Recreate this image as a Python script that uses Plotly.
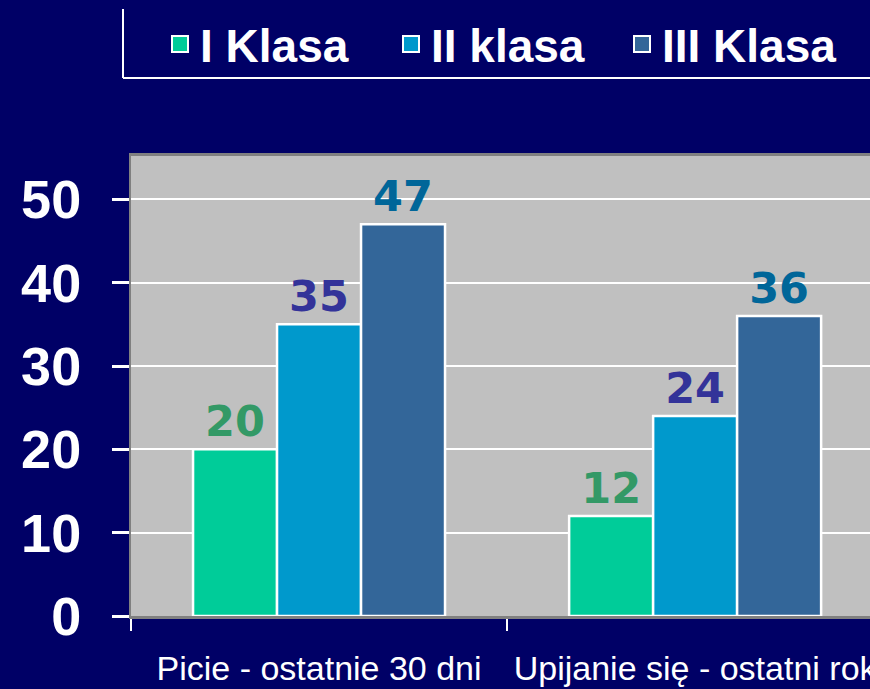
import plotly.graph_objects as go

categories = ["Picie - ostatnie 30 dni", "Upijanie się - ostatni rok"]
series_names = ["I Klasa", "II klasa", "III Klasa"]
klasa1 = [20, 12]
klasa2 = [35, 24]
klasa3 = [47, 36]
y_ticks = [0, 10, 20, 30, 40, 50]

bar_colors = ["#00CC99", "#0099CC", "#336699"]
label_colors = ["#339966", "#333399", "#006699"]

NAVY = "#000066"
fig = go.Figure()
for name, vals, col, lcol in zip(series_names, [klasa1, klasa2, klasa3], bar_colors, label_colors):
    fig.add_trace(go.Bar(
        x=categories, y=vals, name=name, showlegend=False,
        marker=dict(color=col, line=dict(color="white", width=2.5)),
        text=[str(v) for v in vals], textposition="outside", cliponaxis=False,
        textfont=dict(family="DejaVu Sans", size=43, color=lcol, weight="bold"),
        constraintext="none",
    ))
    # legend entry
    fig.add_trace(go.Scatter(
        x=[None], y=[None], mode="markers", name=name,
        marker=dict(symbol="square", size=16, color=col, line=dict(color="white", width=2)),
    ))

fig.update_layout(
    width=870, height=689,
    paper_bgcolor=NAVY, plot_bgcolor="#C0C0C0",
    margin=dict(l=131, r=0, t=156, b=73, autoexpand=False),
    barmode="group", bargap=0.33, bargroupgap=0,
    showlegend=True,
    legend=dict(
        orientation="h", xref="container", yref="container",
        x=160 / 870, xanchor="left", y=1 - 44 / 689, yanchor="middle",
        font=dict(family="Liberation Sans", size=46, color="white", weight="bold"),
        bgcolor="rgba(0,0,0,0)", itemwidth=30, entrywidth=186,
    ),
    xaxis=dict(
        type="category", range=[-0.5, 1.465], automargin=False,
        showgrid=False, tickson="boundaries", ticks="outside", ticklen=12,
        tickwidth=2, tickcolor="white", tickangle=0,
        showline=True, linecolor="#808080", linewidth=3, mirror=True,
        tickfont=dict(family="Liberation Sans", size=34, color="white"),
        ticklabelstandoff=20,
    ),
    yaxis=dict(
        range=[0, 55.2], tickvals=y_ticks, ticktext=[str(v) for v in y_ticks],
        automargin=False,
        showgrid=True, gridcolor="white", gridwidth=2,
        zeroline=False,
        ticks="outside", ticklen=17, tickwidth=3, tickcolor="white",
        showline=True, linecolor="#808080", linewidth=2,
        tickfont=dict(family="Liberation Sans", size=54, color="white", weight="bold"),
        ticklabelstandoff=20,
    ),
    shapes=[
        dict(type="line", xref="paper", yref="paper",
             x0=(123 - 131) / 739, x1=(123 - 131) / 739,
             y0=(616 - 78) / 460, y1=(616 - 9) / 460,
             line=dict(color="white", width=2)),
        dict(type="line", xref="paper", yref="paper",
             x0=(123 - 131) / 739, x1=1.0,
             y0=(616 - 78) / 460, y1=(616 - 78) / 460,
             line=dict(color="white", width=2)),
    ],
)

fig.write_html("out.html", config={"displayModeBar": False})

# remove default page margin so the figure fills the window
with open("out.html", "r", encoding="utf-8") as f:
    html = f.read()
html = html.replace("<head>", "<head><style>html,body{margin:0;padding:0;overflow:hidden;background:#000066;}</style>", 1)
with open("out.html", "w", encoding="utf-8") as f:
    f.write(html)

################

# GIVEN REQUEST
Please write out all of the material above without changing a word, and omit any pictures.

# SOLUTION BELOW
Recreate this image as a Python script that uses Plotly.
import plotly.graph_objects as go

categories = ["Picie - ostatnie 30 dni", "Upijanie się - ostatni rok"]
series_names = ["I Klasa", "II klasa", "III Klasa"]
klasa1 = [20, 12]
klasa2 = [35, 24]
klasa3 = [47, 36]
y_ticks = [0, 10, 20, 30, 40, 50]

bar_colors = ["#00CC99", "#0099CC", "#336699"]
label_colors = ["#339966", "#333399", "#006699"]

NAVY = "#000066"
fig = go.Figure()
for name, vals, col, lcol in zip(series_names, [klasa1, klasa2, klasa3], bar_colors, label_colors):
    fig.add_trace(go.Bar(
        x=categories, y=vals, name=name, showlegend=False,
        marker=dict(color=col, line=dict(color="white", width=2.5)),
        text=[str(v) for v in vals], textposition="outside", cliponaxis=False,
        textfont=dict(family="DejaVu Sans", size=43, color=lcol, weight="bold"),
        constraintext="none",
    ))
    # legend entry
    fig.add_trace(go.Scatter(
        x=[None], y=[None], mode="markers", name=name,
        marker=dict(symbol="square", size=16, color=col, line=dict(color="white", width=2)),
    ))

fig.update_layout(
    width=870, height=689,
    paper_bgcolor=NAVY, plot_bgcolor="#C0C0C0",
    margin=dict(l=131, r=0, t=156, b=73, autoexpand=False),
    barmode="group", bargap=0.33, bargroupgap=0,
    showlegend=True,
    legend=dict(
        orientation="h", xref="container", yref="container",
        x=160 / 870, xanchor="left", y=1 - 44 / 689, yanchor="middle",
        font=dict(family="Liberation Sans", size=46, color="white", weight="bold"),
        bgcolor="rgba(0,0,0,0)", itemwidth=30, entrywidth=186,
    ),
    xaxis=dict(
        type="category", range=[-0.5, 1.465], automargin=False,
        showgrid=False, tickson="boundaries", ticks="outside", ticklen=12,
        tickwidth=2, tickcolor="white", tickangle=0,
        showline=True, linecolor="#808080", linewidth=3, mirror=True,
        tickfont=dict(family="Liberation Sans", size=34, color="white"),
        ticklabelstandoff=20,
    ),
    yaxis=dict(
        range=[0, 55.2], tickvals=y_ticks, ticktext=[str(v) for v in y_ticks],
        automargin=False,
        showgrid=True, gridcolor="white", gridwidth=2,
        zeroline=False,
        ticks="outside", ticklen=17, tickwidth=3, tickcolor="white",
        showline=True, linecolor="#808080", linewidth=2,
        tickfont=dict(family="Liberation Sans", size=54, color="white", weight="bold"),
        ticklabelstandoff=20,
    ),
    shapes=[
        dict(type="line", xref="paper", yref="paper",
             x0=(123 - 131) / 739, x1=(123 - 131) / 739,
             y0=(616 - 78) / 460, y1=(616 - 9) / 460,
             line=dict(color="white", width=2)),
        dict(type="line", xref="paper", yref="paper",
             x0=(123 - 131) / 739, x1=1.0,
             y0=(616 - 78) / 460, y1=(616 - 78) / 460,
             line=dict(color="white", width=2)),
    ],
)

fig.write_html("out.html", config={"displayModeBar": False})

# remove default page margin so the figure fills the window
with open("out.html", "r", encoding="utf-8") as f:
    html = f.read()
html = html.replace("<head>", "<head><style>html,body{margin:0;padding:0;overflow:hidden;background:#000066;}</style>", 1)
with open("out.html", "w", encoding="utf-8") as f:
    f.write(html)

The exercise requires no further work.